SET EXERCISE:
Skip the pictures and quote all of the lines exactly.

SUPPLIED INFORMATION:
★ ★ ★ ★
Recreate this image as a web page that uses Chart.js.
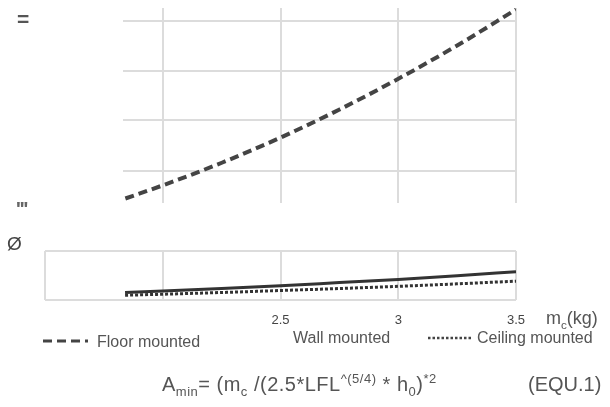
<!DOCTYPE html>
<html>
<head>
<meta charset="utf-8">
<script src="https://cdn.jsdelivr.net/npm/chart.js@4/dist/chart.umd.min.js"></script>
<style>
    html, body { margin: 0; padding: 0; background: #fff; }
    #wrap { position: relative; width: 610px; height: 407px; overflow: hidden; font-family: 'Liberation Sans', Arial, sans-serif; color: #555; }
    canvas { position: absolute; left: 0; top: 0; }
    .lbl { position: absolute; white-space: nowrap; line-height: 1; }
    .lbl sub, .lbl sup { font-size: 0.65em; line-height: 0; }
</style>
</head>
<body>
<div id="wrap">
    <canvas id="topChart" width="610" height="407"></canvas>
    <canvas id="bottomChart" width="610" height="407"></canvas>

    <!-- garbled axis marks on the left -->
    <div class="lbl" style="left:17px; top:8px; font-size:21px; font-weight:bold; color:#555;">=</div>
    <div class="lbl" style="left:16px; top:199px; font-size:20px; font-weight:bold; color:#666; letter-spacing:-1px;">'''</div>
    <div class="lbl" style="left:7px; top:234px; font-size:19px; color:#444;">Ø</div>

    <!-- axis title -->
    <div class="lbl" style="left:546px; top:309px; font-size:18px; color:#555;">m<sub>c</sub>(kg)</div>

    <!-- legend -->
    <svg style="position:absolute; left:42px; top:336px;" width="48" height="10">
        <line x1="1" y1="5" x2="46" y2="5" stroke="#444" stroke-width="3" stroke-dasharray="9,5"></line>
    </svg>
    <div class="lbl" style="left:97px; top:334px; font-size:16px;">Floor mounted</div>
    <div class="lbl" style="left:293px; top:330px; font-size:16px;">Wall mounted</div>
    <svg style="position:absolute; left:427px; top:333px;" width="48" height="10">
        <line x1="1" y1="5" x2="46" y2="5" stroke="#444" stroke-width="2.5" stroke-dasharray="2.5,2"></line>
    </svg>
    <div class="lbl" style="left:477px; top:330px; font-size:16px;">Ceiling mounted</div>

    <!-- equation -->
    <div class="lbl" style="left:162px; top:374px; font-size:20px; letter-spacing:0.5px; color:#555;">A<sub>min</sub>= (m<sub>c</sub> /(2.5*LFL<sup>^(5/4)</sup> * h<sub>0</sub>)<sup>*2</sup></div>
    <div class="lbl" style="left:528px; top:374px; font-size:20px; color:#555;">(EQU.1)</div>
</div>

<script>
    // Data
    const charge = [1.84, 2.0, 2.25, 2.5, 2.75, 3.0, 3.25, 3.5];
    const floorMounted = [28.8, 34.1, 43.1, 53.2, 64.4, 76.7, 90.0, 104.4];
    const wallMounted = [3.2, 3.8, 4.8, 5.9, 7.2, 8.5, 10.0, 11.6];
    const ceilingMounted = [2.1, 2.5, 3.2, 4.0, 4.8, 5.7, 6.7, 7.8];

    // Axis ticks
    const topXTicks = [2, 2.5, 3, 3.5];
    const topYTicks = [40, 60, 80, 100];
    const bottomXTicks = [1.5, 2, 2.5, 3, 3.5];
    const bottomXLabels = ['', '', '2.5', '3', '3.5'];
    const bottomYTicks = [0, 20];

    const toPoints = (ys) => charge.map((x, i) => ({ x: x, y: ys[i] }));
    const setTicks = (values) => (scale) => { scale.ticks = values.map(v => ({ value: v })); };

    const gridStyle = { color: '#dcdcdc', lineWidth: 2, drawTicks: false };

    // Upper panel (floor mounted)
    new Chart(document.getElementById('topChart'), {
        type: 'line',
        data: {
            datasets: [{
                label: 'Floor mounted',
                data: toPoints(floorMounted),
                borderColor: '#444',
                borderWidth: 4,
                borderDash: [9, 5],
                pointRadius: 0,
                cubicInterpolationMode: 'monotone'
            }]
        },
        options: {
            responsive: false,
            animation: false,
            layout: { padding: { left: 123, right: 94, top: 8, bottom: 204 } },
            plugins: { legend: { display: false }, tooltip: { enabled: false } },
            scales: {
                x: {
                    type: 'linear', min: 1.83, max: 3.5,
                    afterBuildTicks: setTicks(topXTicks),
                    ticks: { display: false },
                    grid: gridStyle,
                    border: { display: false }
                },
                y: {
                    min: 27, max: 105,
                    afterBuildTicks: setTicks(topYTicks),
                    ticks: { display: false },
                    grid: gridStyle,
                    border: { display: false }
                }
            }
        }
    });

    // Lower panel (wall and ceiling mounted)
    new Chart(document.getElementById('bottomChart'), {
        type: 'line',
        data: {
            datasets: [
                {
                    label: 'Wall mounted',
                    data: toPoints(wallMounted),
                    borderColor: '#333',
                    borderWidth: 3,
                    pointRadius: 0,
                    cubicInterpolationMode: 'monotone'
                },
                {
                    label: 'Ceiling mounted',
                    data: toPoints(ceilingMounted),
                    borderColor: '#333',
                    borderWidth: 3,
                    borderDash: [3, 2],
                    pointRadius: 0,
                    cubicInterpolationMode: 'monotone'
                }
            ]
        },
        options: {
            responsive: false,
            animation: false,
            layout: { padding: { left: 45, right: 94, top: 251, bottom: 67 } },
            plugins: { legend: { display: false }, tooltip: { enabled: false } },
            scales: {
                x: {
                    type: 'linear', min: 1.5, max: 3.5,
                    afterBuildTicks: setTicks(bottomXTicks),
                    ticks: {
                        padding: 12,
                        color: '#444',
                        font: { family: "'Liberation Sans', Arial", size: 13 },
                        maxRotation: 0,
                        autoSkip: false,
                        callback: (value, index) => bottomXLabels[index]
                    },
                    grid: gridStyle,
                    border: { display: false }
                },
                y: {
                    min: 0, max: 20,
                    afterBuildTicks: setTicks(bottomYTicks),
                    ticks: { display: false },
                    grid: gridStyle,
                    border: { display: false }
                }
            }
        }
    });
</script>
</body>
</html>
★ ★ ★ ★
PROBLEM SOLUTION:
Recreate this image as a web page that uses Chart.js.
<!DOCTYPE html>
<html>
<head>
<meta charset="utf-8">
<script src="https://cdn.jsdelivr.net/npm/chart.js@4/dist/chart.umd.min.js"></script>
<style>
    html, body { margin: 0; padding: 0; background: #fff; }
    #wrap { position: relative; width: 610px; height: 407px; overflow: hidden; font-family: 'Liberation Sans', Arial, sans-serif; color: #555; }
    canvas { position: absolute; left: 0; top: 0; }
    .lbl { position: absolute; white-space: nowrap; line-height: 1; }
    .lbl sub, .lbl sup { font-size: 0.65em; line-height: 0; }
</style>
</head>
<body>
<div id="wrap">
    <canvas id="topChart" width="610" height="407"></canvas>
    <canvas id="bottomChart" width="610" height="407"></canvas>

    <!-- garbled axis marks on the left -->
    <div class="lbl" style="left:17px; top:8px; font-size:21px; font-weight:bold; color:#555;">=</div>
    <div class="lbl" style="left:16px; top:199px; font-size:20px; font-weight:bold; color:#666; letter-spacing:-1px;">'''</div>
    <div class="lbl" style="left:7px; top:234px; font-size:19px; color:#444;">Ø</div>

    <!-- axis title -->
    <div class="lbl" style="left:546px; top:309px; font-size:18px; color:#555;">m<sub>c</sub>(kg)</div>

    <!-- legend -->
    <svg style="position:absolute; left:42px; top:336px;" width="48" height="10">
        <line x1="1" y1="5" x2="46" y2="5" stroke="#444" stroke-width="3" stroke-dasharray="9,5"></line>
    </svg>
    <div class="lbl" style="left:97px; top:334px; font-size:16px;">Floor mounted</div>
    <div class="lbl" style="left:293px; top:330px; font-size:16px;">Wall mounted</div>
    <svg style="position:absolute; left:427px; top:333px;" width="48" height="10">
        <line x1="1" y1="5" x2="46" y2="5" stroke="#444" stroke-width="2.5" stroke-dasharray="2.5,2"></line>
    </svg>
    <div class="lbl" style="left:477px; top:330px; font-size:16px;">Ceiling mounted</div>

    <!-- equation -->
    <div class="lbl" style="left:162px; top:374px; font-size:20px; letter-spacing:0.5px; color:#555;">A<sub>min</sub>= (m<sub>c</sub> /(2.5*LFL<sup>^(5/4)</sup> * h<sub>0</sub>)<sup>*2</sup></div>
    <div class="lbl" style="left:528px; top:374px; font-size:20px; color:#555;">(EQU.1)</div>
</div>

<script>
    // Data
    const charge = [1.84, 2.0, 2.25, 2.5, 2.75, 3.0, 3.25, 3.5];
    const floorMounted = [28.8, 34.1, 43.1, 53.2, 64.4, 76.7, 90.0, 104.4];
    const wallMounted = [3.2, 3.8, 4.8, 5.9, 7.2, 8.5, 10.0, 11.6];
    const ceilingMounted = [2.1, 2.5, 3.2, 4.0, 4.8, 5.7, 6.7, 7.8];

    // Axis ticks
    const topXTicks = [2, 2.5, 3, 3.5];
    const topYTicks = [40, 60, 80, 100];
    const bottomXTicks = [1.5, 2, 2.5, 3, 3.5];
    const bottomXLabels = ['', '', '2.5', '3', '3.5'];
    const bottomYTicks = [0, 20];

    const toPoints = (ys) => charge.map((x, i) => ({ x: x, y: ys[i] }));
    const setTicks = (values) => (scale) => { scale.ticks = values.map(v => ({ value: v })); };

    const gridStyle = { color: '#dcdcdc', lineWidth: 2, drawTicks: false };

    // Upper panel (floor mounted)
    new Chart(document.getElementById('topChart'), {
        type: 'line',
        data: {
            datasets: [{
                label: 'Floor mounted',
                data: toPoints(floorMounted),
                borderColor: '#444',
                borderWidth: 4,
                borderDash: [9, 5],
                pointRadius: 0,
                cubicInterpolationMode: 'monotone'
            }]
        },
        options: {
            responsive: false,
            animation: false,
            layout: { padding: { left: 123, right: 94, top: 8, bottom: 204 } },
            plugins: { legend: { display: false }, tooltip: { enabled: false } },
            scales: {
                x: {
                    type: 'linear', min: 1.83, max: 3.5,
                    afterBuildTicks: setTicks(topXTicks),
                    ticks: { display: false },
                    grid: gridStyle,
                    border: { display: false }
                },
                y: {
                    min: 27, max: 105,
                    afterBuildTicks: setTicks(topYTicks),
                    ticks: { display: false },
                    grid: gridStyle,
                    border: { display: false }
                }
            }
        }
    });

    // Lower panel (wall and ceiling mounted)
    new Chart(document.getElementById('bottomChart'), {
        type: 'line',
        data: {
            datasets: [
                {
                    label: 'Wall mounted',
                    data: toPoints(wallMounted),
                    borderColor: '#333',
                    borderWidth: 3,
                    pointRadius: 0,
                    cubicInterpolationMode: 'monotone'
                },
                {
                    label: 'Ceiling mounted',
                    data: toPoints(ceilingMounted),
                    borderColor: '#333',
                    borderWidth: 3,
                    borderDash: [3, 2],
                    pointRadius: 0,
                    cubicInterpolationMode: 'monotone'
                }
            ]
        },
        options: {
            responsive: false,
            animation: false,
            layout: { padding: { left: 45, right: 94, top: 251, bottom: 67 } },
            plugins: { legend: { display: false }, tooltip: { enabled: false } },
            scales: {
                x: {
                    type: 'linear', min: 1.5, max: 3.5,
                    afterBuildTicks: setTicks(bottomXTicks),
                    ticks: {
                        padding: 12,
                        color: '#444',
                        font: { family: "'Liberation Sans', Arial", size: 13 },
                        maxRotation: 0,
                        autoSkip: false,
                        callback: (value, index) => bottomXLabels[index]
                    },
                    grid: gridStyle,
                    border: { display: false }
                },
                y: {
                    min: 0, max: 20,
                    afterBuildTicks: setTicks(bottomYTicks),
                    ticks: { display: false },
                    grid: gridStyle,
                    border: { display: false }
                }
            }
        }
    });
</script>
</body>
</html>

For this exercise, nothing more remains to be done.